§ Directive:
Restate the data exactly as given and keep the pictures out.
>> begin Data excerpt
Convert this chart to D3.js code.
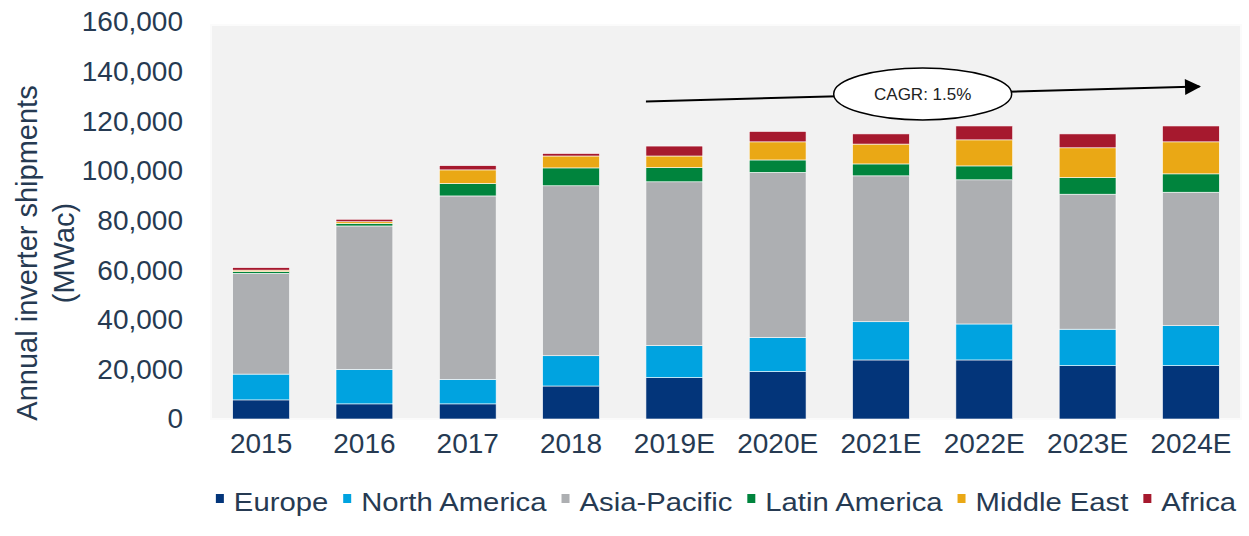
<!DOCTYPE html>
<html lang="en">

<head>
    <meta charset="UTF-8">
    <title>Annual inverter shipments</title>
    <style>
        body { margin: 0; background: #fff; }
        text { font-family: Arial, "Liberation Sans", sans-serif; }
    </style>
</head>

<body>
    <svg width="1249" height="536"></svg>
    <script src="https://d3js.org/d3.v7.min.js"></script>
    <script>

        // values (MWac)
        let years = ["2015", "2016", "2017", "2018", "2019E", "2020E", "2021E", "2022E", "2023E", "2024E"];
        let regions = ["Europe", "North America", "Asia-Pacific", "Latin America", "Middle East", "Africa"];
        let colors = ["#03357a", "#00a3e0", "#adafb2", "#00843d", "#eaa815", "#a6192e"];

        let europe = [7700, 6100, 6100, 13300, 16700, 19100, 23800, 23800, 21500, 21500];
        let northAmerica = [10400, 13900, 9900, 12200, 12900, 13800, 15400, 14500, 14700, 16100];
        let asiaPacific = [40600, 57800, 73900, 68500, 66000, 66500, 58800, 58100, 54400, 53800];
        let latinAmerica = [700, 1000, 5000, 7200, 5700, 5000, 4800, 5600, 6700, 7400];
        let middleEast = [600, 700, 5500, 4800, 4700, 7300, 8000, 10500, 12000, 12900];
        let africa = [1000, 1000, 1700, 1000, 4000, 4200, 4100, 5600, 5600, 6400];

        let yTicks = [0, 20000, 40000, 60000, 80000, 100000, 120000, 140000, 160000];

        let cagrLabel = "CAGR: 1.5%";
        let cagrFrom = { year: "2019E", value: 128000 };
        let cagrTo = { year: "2024E", value: 134000 };

        let series = [europe, northAmerica, asiaPacific, latinAmerica, middleEast, africa];
        let rows = years.map((yr, i) => {
            let r = { year: yr };
            regions.forEach((k, j) => r[k] = series[j][i]);
            return r;
        });

        let svg = d3.select("svg"),
            plot = { left: 211, right: 1241, top: 25, bottom: 419 },
            textColor = "#263a52";

        let x = d3.scaleBand()
            .domain(years)
            .range([plot.left, plot.right])
            .paddingInner(0.45)
            .paddingOuter(0.21);
        let y = d3.scaleLinear()
            .domain([0, 160000])
            .range([plot.bottom, 22]);

        // plot background
        svg.append("rect")
            .attr("x", plot.left)
            .attr("y", plot.top)
            .attr("width", plot.right - plot.left)
            .attr("height", plot.bottom - plot.top)
            .attr("fill", "#f2f2f2")
            .attr("stroke", "#fbfbfb")
            .attr("stroke-width", 2);

        let stack = d3.stack().keys(regions)(rows);

        svg.append("g")
            .selectAll("g")
            .data(stack)
            .join("g")
            .attr("fill", (d, i) => colors[i])
            .selectAll("rect")
            .data(d => d)
            .join("rect")
            .attr("x", d => x(d.data.year))
            .attr("y", d => y(d[1]))
            .attr("width", x.bandwidth())
            .attr("height", d => y(d[0]) - y(d[1]))
            .attr("stroke", "#fff")
            .attr("stroke-width", 0.6);

        // y axis
        let yAxis = svg.append("g")
            .attr("transform", "translate(" + (plot.left - 24) + ",0)")
            .call(d3.axisLeft(y).tickValues(yTicks).tickSize(0).tickPadding(4).tickFormat(d3.format(",")));
        yAxis.select(".domain").remove();
        yAxis.selectAll("text")
            .attr("fill", textColor)
            .style("font-size", "28px")
            .style("font-family", "Arial, 'Liberation Sans', sans-serif");

        // x axis
        let xAxis = svg.append("g")
            .attr("transform", "translate(0," + plot.bottom + ")")
            .call(d3.axisBottom(x).tickSize(0).tickPadding(14));
        xAxis.select(".domain").remove();
        xAxis.selectAll("text")
            .attr("fill", textColor)
            .attr("dy", "0.71em")
            .style("font-size", "28px")
            .style("font-family", "Arial, 'Liberation Sans', sans-serif");

        // y title
        let title = svg.append("text")
            .attr("transform", "translate(0," + ((plot.top + plot.bottom) / 2 + 31) + ") rotate(-90)")
            .attr("text-anchor", "middle")
            .attr("fill", textColor)
            .style("font-size", "29px");
        title.append("tspan").attr("x", 0).attr("y", 37).text("Annual inverter shipments");
        title.append("tspan").attr("x", 0).attr("y", 74).text("(MWac)");

        // CAGR arrow
        svg.append("defs").append("marker")
            .attr("id", "arrow")
            .attr("viewBox", "0 0 10 10")
            .attr("refX", 9)
            .attr("refY", 5)
            .attr("markerWidth", 9)
            .attr("markerHeight", 8)
            .attr("markerUnits", "strokeWidth")
            .attr("orient", "auto")
            .append("path")
            .attr("d", "M0,0L10,5L0,10Z")
            .attr("fill", "#000");

        let ax1 = x(cagrFrom.year), ay1 = y(cagrFrom.value),
            ax2 = x(cagrTo.year) + x.bandwidth() * 0.65, ay2 = y(cagrTo.value);
        svg.append("line")
            .attr("x1", ax1).attr("y1", ay1)
            .attr("x2", ax2).attr("y2", ay2)
            .attr("stroke", "#000")
            .attr("stroke-width", 2)
            .attr("marker-end", "url(#arrow)");

        let cx = (ax1 + ax2) / 2, cy = (ay1 + ay2) / 2;
        svg.append("ellipse")
            .attr("cx", cx).attr("cy", cy)
            .attr("rx", 89).attr("ry", 26)
            .attr("fill", "#fff")
            .attr("stroke", "#000")
            .attr("stroke-width", 1.5);
        svg.append("text")
            .attr("x", cx).attr("y", cy)
            .attr("dy", "0.35em")
            .attr("text-anchor", "middle")
            .attr("fill", "#222")
            .style("font-size", "17px")
            .text(cagrLabel);

        // legend
        let legend = svg.append("g").attr("transform", "translate(0,511)");
        let items = legend.selectAll("g")
            .data(regions)
            .join("g");
        items.append("rect")
            .attr("y", -17)
            .attr("width", 8)
            .attr("height", 9)
            .attr("fill", (d, i) => colors[i]);
        items.append("text")
            .attr("x", 18)
            .attr("fill", textColor)
            .style("font-size", "25px")
            .text(d => d)
            .each(function () {
                let w = this.getComputedTextLength();
                d3.select(this).attr("textLength", w * 1.17).attr("lengthAdjust", "spacingAndGlyphs");
            });
        let pos = 0, offsets = [];
        items.each(function () {
            let w = 18 + (+d3.select(this).select("text").attr("textLength"));
            offsets.push(pos);
            pos += w + 15;
        });
        let total = pos - 15,
            start = (plot.left + plot.right) / 2 - total / 2;
        items.attr("transform", (d, i) => "translate(" + (start + offsets[i]) + ",0)");

    </script>

</body>

</html>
>> end Data excerpt
§ Answer below:
Convert this chart to D3.js code.
<!DOCTYPE html>
<html lang="en">

<head>
    <meta charset="UTF-8">
    <title>Annual inverter shipments</title>
    <style>
        body { margin: 0; background: #fff; }
        text { font-family: Arial, "Liberation Sans", sans-serif; }
    </style>
</head>

<body>
    <svg width="1249" height="536"></svg>
    <script src="https://d3js.org/d3.v7.min.js"></script>
    <script>

        // values (MWac)
        let years = ["2015", "2016", "2017", "2018", "2019E", "2020E", "2021E", "2022E", "2023E", "2024E"];
        let regions = ["Europe", "North America", "Asia-Pacific", "Latin America", "Middle East", "Africa"];
        let colors = ["#03357a", "#00a3e0", "#adafb2", "#00843d", "#eaa815", "#a6192e"];

        let europe = [7700, 6100, 6100, 13300, 16700, 19100, 23800, 23800, 21500, 21500];
        let northAmerica = [10400, 13900, 9900, 12200, 12900, 13800, 15400, 14500, 14700, 16100];
        let asiaPacific = [40600, 57800, 73900, 68500, 66000, 66500, 58800, 58100, 54400, 53800];
        let latinAmerica = [700, 1000, 5000, 7200, 5700, 5000, 4800, 5600, 6700, 7400];
        let middleEast = [600, 700, 5500, 4800, 4700, 7300, 8000, 10500, 12000, 12900];
        let africa = [1000, 1000, 1700, 1000, 4000, 4200, 4100, 5600, 5600, 6400];

        let yTicks = [0, 20000, 40000, 60000, 80000, 100000, 120000, 140000, 160000];

        let cagrLabel = "CAGR: 1.5%";
        let cagrFrom = { year: "2019E", value: 128000 };
        let cagrTo = { year: "2024E", value: 134000 };

        let series = [europe, northAmerica, asiaPacific, latinAmerica, middleEast, africa];
        let rows = years.map((yr, i) => {
            let r = { year: yr };
            regions.forEach((k, j) => r[k] = series[j][i]);
            return r;
        });

        let svg = d3.select("svg"),
            plot = { left: 211, right: 1241, top: 25, bottom: 419 },
            textColor = "#263a52";

        let x = d3.scaleBand()
            .domain(years)
            .range([plot.left, plot.right])
            .paddingInner(0.45)
            .paddingOuter(0.21);
        let y = d3.scaleLinear()
            .domain([0, 160000])
            .range([plot.bottom, 22]);

        // plot background
        svg.append("rect")
            .attr("x", plot.left)
            .attr("y", plot.top)
            .attr("width", plot.right - plot.left)
            .attr("height", plot.bottom - plot.top)
            .attr("fill", "#f2f2f2")
            .attr("stroke", "#fbfbfb")
            .attr("stroke-width", 2);

        let stack = d3.stack().keys(regions)(rows);

        svg.append("g")
            .selectAll("g")
            .data(stack)
            .join("g")
            .attr("fill", (d, i) => colors[i])
            .selectAll("rect")
            .data(d => d)
            .join("rect")
            .attr("x", d => x(d.data.year))
            .attr("y", d => y(d[1]))
            .attr("width", x.bandwidth())
            .attr("height", d => y(d[0]) - y(d[1]))
            .attr("stroke", "#fff")
            .attr("stroke-width", 0.6);

        // y axis
        let yAxis = svg.append("g")
            .attr("transform", "translate(" + (plot.left - 24) + ",0)")
            .call(d3.axisLeft(y).tickValues(yTicks).tickSize(0).tickPadding(4).tickFormat(d3.format(",")));
        yAxis.select(".domain").remove();
        yAxis.selectAll("text")
            .attr("fill", textColor)
            .style("font-size", "28px")
            .style("font-family", "Arial, 'Liberation Sans', sans-serif");

        // x axis
        let xAxis = svg.append("g")
            .attr("transform", "translate(0," + plot.bottom + ")")
            .call(d3.axisBottom(x).tickSize(0).tickPadding(14));
        xAxis.select(".domain").remove();
        xAxis.selectAll("text")
            .attr("fill", textColor)
            .attr("dy", "0.71em")
            .style("font-size", "28px")
            .style("font-family", "Arial, 'Liberation Sans', sans-serif");

        // y title
        let title = svg.append("text")
            .attr("transform", "translate(0," + ((plot.top + plot.bottom) / 2 + 31) + ") rotate(-90)")
            .attr("text-anchor", "middle")
            .attr("fill", textColor)
            .style("font-size", "29px");
        title.append("tspan").attr("x", 0).attr("y", 37).text("Annual inverter shipments");
        title.append("tspan").attr("x", 0).attr("y", 74).text("(MWac)");

        // CAGR arrow
        svg.append("defs").append("marker")
            .attr("id", "arrow")
            .attr("viewBox", "0 0 10 10")
            .attr("refX", 9)
            .attr("refY", 5)
            .attr("markerWidth", 9)
            .attr("markerHeight", 8)
            .attr("markerUnits", "strokeWidth")
            .attr("orient", "auto")
            .append("path")
            .attr("d", "M0,0L10,5L0,10Z")
            .attr("fill", "#000");

        let ax1 = x(cagrFrom.year), ay1 = y(cagrFrom.value),
            ax2 = x(cagrTo.year) + x.bandwidth() * 0.65, ay2 = y(cagrTo.value);
        svg.append("line")
            .attr("x1", ax1).attr("y1", ay1)
            .attr("x2", ax2).attr("y2", ay2)
            .attr("stroke", "#000")
            .attr("stroke-width", 2)
            .attr("marker-end", "url(#arrow)");

        let cx = (ax1 + ax2) / 2, cy = (ay1 + ay2) / 2;
        svg.append("ellipse")
            .attr("cx", cx).attr("cy", cy)
            .attr("rx", 89).attr("ry", 26)
            .attr("fill", "#fff")
            .attr("stroke", "#000")
            .attr("stroke-width", 1.5);
        svg.append("text")
            .attr("x", cx).attr("y", cy)
            .attr("dy", "0.35em")
            .attr("text-anchor", "middle")
            .attr("fill", "#222")
            .style("font-size", "17px")
            .text(cagrLabel);

        // legend
        let legend = svg.append("g").attr("transform", "translate(0,511)");
        let items = legend.selectAll("g")
            .data(regions)
            .join("g");
        items.append("rect")
            .attr("y", -17)
            .attr("width", 8)
            .attr("height", 9)
            .attr("fill", (d, i) => colors[i]);
        items.append("text")
            .attr("x", 18)
            .attr("fill", textColor)
            .style("font-size", "25px")
            .text(d => d)
            .each(function () {
                let w = this.getComputedTextLength();
                d3.select(this).attr("textLength", w * 1.17).attr("lengthAdjust", "spacingAndGlyphs");
            });
        let pos = 0, offsets = [];
        items.each(function () {
            let w = 18 + (+d3.select(this).select("text").attr("textLength"));
            offsets.push(pos);
            pos += w + 15;
        });
        let total = pos - 15,
            start = (plot.left + plot.right) / 2 - total / 2;
        items.attr("transform", (d, i) => "translate(" + (start + offsets[i]) + ",0)");

    </script>

</body>

</html>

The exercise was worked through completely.